Request: Copy each line of the listing below exactly.

Material:

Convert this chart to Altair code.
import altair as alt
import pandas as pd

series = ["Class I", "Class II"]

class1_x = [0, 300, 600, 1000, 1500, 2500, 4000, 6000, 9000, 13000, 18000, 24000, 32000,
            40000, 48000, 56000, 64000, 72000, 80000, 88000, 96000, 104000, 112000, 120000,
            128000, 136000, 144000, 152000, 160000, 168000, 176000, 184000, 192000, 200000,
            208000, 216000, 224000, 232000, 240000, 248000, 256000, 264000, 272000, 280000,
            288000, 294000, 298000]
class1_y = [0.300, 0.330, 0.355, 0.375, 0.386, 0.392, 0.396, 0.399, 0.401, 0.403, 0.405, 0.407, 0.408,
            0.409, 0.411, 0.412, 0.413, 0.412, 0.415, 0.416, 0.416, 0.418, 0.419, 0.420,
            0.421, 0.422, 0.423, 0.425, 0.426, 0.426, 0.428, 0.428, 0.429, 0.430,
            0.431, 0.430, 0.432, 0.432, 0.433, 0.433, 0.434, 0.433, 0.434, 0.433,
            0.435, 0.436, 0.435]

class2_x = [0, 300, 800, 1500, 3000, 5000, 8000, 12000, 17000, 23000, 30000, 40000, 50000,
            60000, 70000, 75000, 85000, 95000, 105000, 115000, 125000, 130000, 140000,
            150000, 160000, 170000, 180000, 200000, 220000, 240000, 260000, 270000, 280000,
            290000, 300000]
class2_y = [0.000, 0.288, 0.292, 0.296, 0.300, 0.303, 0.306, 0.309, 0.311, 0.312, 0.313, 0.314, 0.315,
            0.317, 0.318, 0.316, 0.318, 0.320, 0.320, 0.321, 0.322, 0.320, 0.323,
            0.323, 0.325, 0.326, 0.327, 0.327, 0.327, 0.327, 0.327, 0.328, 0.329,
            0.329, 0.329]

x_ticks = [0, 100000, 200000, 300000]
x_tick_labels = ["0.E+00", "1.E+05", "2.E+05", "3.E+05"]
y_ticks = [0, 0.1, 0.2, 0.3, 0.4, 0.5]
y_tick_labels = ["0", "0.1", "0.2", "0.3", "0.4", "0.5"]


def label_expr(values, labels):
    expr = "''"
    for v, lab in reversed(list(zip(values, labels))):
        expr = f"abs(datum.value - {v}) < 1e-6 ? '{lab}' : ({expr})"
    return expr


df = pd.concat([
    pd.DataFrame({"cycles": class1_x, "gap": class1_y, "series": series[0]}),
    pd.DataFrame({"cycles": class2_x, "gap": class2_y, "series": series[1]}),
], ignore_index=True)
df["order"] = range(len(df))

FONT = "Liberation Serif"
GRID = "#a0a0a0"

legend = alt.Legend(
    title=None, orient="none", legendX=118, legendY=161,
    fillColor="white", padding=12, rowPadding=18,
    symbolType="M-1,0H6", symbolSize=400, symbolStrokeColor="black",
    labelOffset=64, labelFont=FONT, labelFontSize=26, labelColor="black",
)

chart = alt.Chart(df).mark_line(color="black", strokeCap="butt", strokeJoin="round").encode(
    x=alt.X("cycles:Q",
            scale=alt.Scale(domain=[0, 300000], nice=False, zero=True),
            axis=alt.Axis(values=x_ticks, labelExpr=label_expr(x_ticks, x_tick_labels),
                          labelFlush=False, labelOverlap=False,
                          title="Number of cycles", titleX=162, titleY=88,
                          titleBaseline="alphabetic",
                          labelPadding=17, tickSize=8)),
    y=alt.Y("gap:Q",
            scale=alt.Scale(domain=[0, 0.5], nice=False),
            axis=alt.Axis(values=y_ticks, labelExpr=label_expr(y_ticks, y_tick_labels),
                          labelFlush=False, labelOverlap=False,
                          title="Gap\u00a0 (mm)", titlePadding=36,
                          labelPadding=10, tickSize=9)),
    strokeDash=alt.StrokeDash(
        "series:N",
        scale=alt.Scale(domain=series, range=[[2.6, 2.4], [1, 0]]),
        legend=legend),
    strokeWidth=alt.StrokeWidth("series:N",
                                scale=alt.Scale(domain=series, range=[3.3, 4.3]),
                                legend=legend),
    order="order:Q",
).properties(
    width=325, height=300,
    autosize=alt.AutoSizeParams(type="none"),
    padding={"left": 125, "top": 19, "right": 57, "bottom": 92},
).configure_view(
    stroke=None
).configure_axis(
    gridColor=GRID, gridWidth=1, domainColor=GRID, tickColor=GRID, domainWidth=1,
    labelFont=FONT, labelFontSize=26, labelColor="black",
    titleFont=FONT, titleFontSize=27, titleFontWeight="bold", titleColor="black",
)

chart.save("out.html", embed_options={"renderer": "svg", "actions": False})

Result of the exercise:
Convert this chart to Altair code.
import altair as alt
import pandas as pd

series = ["Class I", "Class II"]

class1_x = [0, 300, 600, 1000, 1500, 2500, 4000, 6000, 9000, 13000, 18000, 24000, 32000,
            40000, 48000, 56000, 64000, 72000, 80000, 88000, 96000, 104000, 112000, 120000,
            128000, 136000, 144000, 152000, 160000, 168000, 176000, 184000, 192000, 200000,
            208000, 216000, 224000, 232000, 240000, 248000, 256000, 264000, 272000, 280000,
            288000, 294000, 298000]
class1_y = [0.300, 0.330, 0.355, 0.375, 0.386, 0.392, 0.396, 0.399, 0.401, 0.403, 0.405, 0.407, 0.408,
            0.409, 0.411, 0.412, 0.413, 0.412, 0.415, 0.416, 0.416, 0.418, 0.419, 0.420,
            0.421, 0.422, 0.423, 0.425, 0.426, 0.426, 0.428, 0.428, 0.429, 0.430,
            0.431, 0.430, 0.432, 0.432, 0.433, 0.433, 0.434, 0.433, 0.434, 0.433,
            0.435, 0.436, 0.435]

class2_x = [0, 300, 800, 1500, 3000, 5000, 8000, 12000, 17000, 23000, 30000, 40000, 50000,
            60000, 70000, 75000, 85000, 95000, 105000, 115000, 125000, 130000, 140000,
            150000, 160000, 170000, 180000, 200000, 220000, 240000, 260000, 270000, 280000,
            290000, 300000]
class2_y = [0.000, 0.288, 0.292, 0.296, 0.300, 0.303, 0.306, 0.309, 0.311, 0.312, 0.313, 0.314, 0.315,
            0.317, 0.318, 0.316, 0.318, 0.320, 0.320, 0.321, 0.322, 0.320, 0.323,
            0.323, 0.325, 0.326, 0.327, 0.327, 0.327, 0.327, 0.327, 0.328, 0.329,
            0.329, 0.329]

x_ticks = [0, 100000, 200000, 300000]
x_tick_labels = ["0.E+00", "1.E+05", "2.E+05", "3.E+05"]
y_ticks = [0, 0.1, 0.2, 0.3, 0.4, 0.5]
y_tick_labels = ["0", "0.1", "0.2", "0.3", "0.4", "0.5"]


def label_expr(values, labels):
    expr = "''"
    for v, lab in reversed(list(zip(values, labels))):
        expr = f"abs(datum.value - {v}) < 1e-6 ? '{lab}' : ({expr})"
    return expr


df = pd.concat([
    pd.DataFrame({"cycles": class1_x, "gap": class1_y, "series": series[0]}),
    pd.DataFrame({"cycles": class2_x, "gap": class2_y, "series": series[1]}),
], ignore_index=True)
df["order"] = range(len(df))

FONT = "Liberation Serif"
GRID = "#a0a0a0"

legend = alt.Legend(
    title=None, orient="none", legendX=118, legendY=161,
    fillColor="white", padding=12, rowPadding=18,
    symbolType="M-1,0H6", symbolSize=400, symbolStrokeColor="black",
    labelOffset=64, labelFont=FONT, labelFontSize=26, labelColor="black",
)

chart = alt.Chart(df).mark_line(color="black", strokeCap="butt", strokeJoin="round").encode(
    x=alt.X("cycles:Q",
            scale=alt.Scale(domain=[0, 300000], nice=False, zero=True),
            axis=alt.Axis(values=x_ticks, labelExpr=label_expr(x_ticks, x_tick_labels),
                          labelFlush=False, labelOverlap=False,
                          title="Number of cycles", titleX=162, titleY=88,
                          titleBaseline="alphabetic",
                          labelPadding=17, tickSize=8)),
    y=alt.Y("gap:Q",
            scale=alt.Scale(domain=[0, 0.5], nice=False),
            axis=alt.Axis(values=y_ticks, labelExpr=label_expr(y_ticks, y_tick_labels),
                          labelFlush=False, labelOverlap=False,
                          title="Gap\u00a0 (mm)", titlePadding=36,
                          labelPadding=10, tickSize=9)),
    strokeDash=alt.StrokeDash(
        "series:N",
        scale=alt.Scale(domain=series, range=[[2.6, 2.4], [1, 0]]),
        legend=legend),
    strokeWidth=alt.StrokeWidth("series:N",
                                scale=alt.Scale(domain=series, range=[3.3, 4.3]),
                                legend=legend),
    order="order:Q",
).properties(
    width=325, height=300,
    autosize=alt.AutoSizeParams(type="none"),
    padding={"left": 125, "top": 19, "right": 57, "bottom": 92},
).configure_view(
    stroke=None
).configure_axis(
    gridColor=GRID, gridWidth=1, domainColor=GRID, tickColor=GRID, domainWidth=1,
    labelFont=FONT, labelFontSize=26, labelColor="black",
    titleFont=FONT, titleFontSize=27, titleFontWeight="bold", titleColor="black",
)

chart.save("out.html", embed_options={"renderer": "svg", "actions": False})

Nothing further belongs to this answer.